The debug code will prevent memory corruption writes from causing a crash because the freeing of a block is delayed.  When the block is rotated back to the heap, it is checked to see if the memory has been changed from 0xdeaddead.

The debug code should cause a crash if a released block attempts to dereference a pointer because a released block is wiped with the 0xdeaddead value.  Therefor, a dereference of a freed pointer will attempt to dereference the address 0xdeaddead which is usually an invalid memory address.

If you also enable DO_CRASH option, a crash will be forced if an assertion fails or MALLOC_DEBUG reports a warning.

By: Jared Smith (jsmith) 2012-11-09 18:05:35.630-0600

Right -- I understand that the patch wouldn't catch this type of crash.  What I'm saying is that the patch appears to be *causing* this type of crash, at least in our lab testing.  With the patch, we can easily crash the system with backtraces similar to the latest one attached to this ticket -- without it, we can go much longer without a segfault.

By: Jared Smith (jsmith) 2012-11-13 14:51:18.486-0600

After chatting with mjordan on IRC, he asked that I attach the configs from the test run with 1.8 (from SVN) where we were seeing problems with the patch.  I've attached the relevant configs -- everything else is a stock config from "make samples" in Asterisk.

By: Matt Jordan (mjordan) 2012-11-15 16:47:01.727-0600

Did some testing of this tonight by logging in two agents (jared/chris) and using a third SIP phone to dial into Queue 302.  No crashes or memory reports kicked back yet.

Does this typically crash quickly, or do you usually script something to simulate a large number of calls?

By: Jared Smith (jsmith) 2012-11-15 21:36:02.271-0600

I could usually trigger the crash with a few dozen calls.  I'll keep pounding on it in the lab and get some additional backtraces, if that's helpful.  If I can get to reliably crash again in the lab, I'll give you access to the box and let you work your magic.

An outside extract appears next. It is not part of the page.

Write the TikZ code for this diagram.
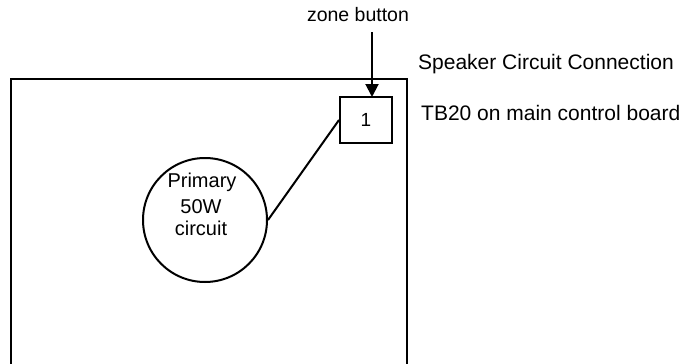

By: Matt Jordan (mjordan) 2012-11-16 08:47:37.369-0600

Little bit more info on what I was testing:

I changed jared/chris into two local D40 SIP phones that I have (digium01/digium02).  Otherwise, the dialplan/config is the same:

{noformat:title=agents.conf}
agent => digium01,4321,Jared Smith
agent => digium02,4321
{noformat}

{noformat:title=queues.conf}
[sales]
strategy=ringall
announce=sales
musicclass = default
;member => Agent/chris
;member => Agent/larry
;member => Agent/paul
;member => Agent/patrick
;member => Agent/anthony
;member => Agent/derek
;member => Agent/jared
;member => Agent/olle
member => Local/digium01@agents
member => Local/digium02@agents
{noformat}

I then used call files to spam calls into the sales queue (extension 300) - the bash script creates 10 calls at a time.  Randomly, at each phone I either ignore the call (which puts it back into the Queue) or Answer it, wait a bit, and hang up.  So far I've processed about 100 calls without a crash.


By: Rusty Newton (rnewton) 2012-12-19 18:17:30.955-0600

Jared, can you give us any further guidance on reproducing the crash?

By: Jared Smith (jsmith) 2012-12-19 18:34:11.647-0600

I think this bug can be safely closed.  After applying the patch in ASTERISK-20226 (which I didn't think was related to this issue), we haven't had any more crashes in the past 3 weeks, 6 days, 19 hours, 10 minutes, 33 seconds.  During that time, we've put 922,685 calls through the system.

By: Jared Smith (jsmith) 2012-12-19 18:36:09.073-0600

Assuming the patch from bug ASTERISK-20226 is added to the 1.8.20.0 release, I don't see any reason to keep this bug open.  The problem doesn't seem to happen any more after applying the patch.

By: Matt Jordan (mjordan) 2012-12-20 08:28:58.258-0600

Yup, that patch is in 1.8.20.0-rc1. I'll close this out for now and if it rears its ugly head again, we'll reopen.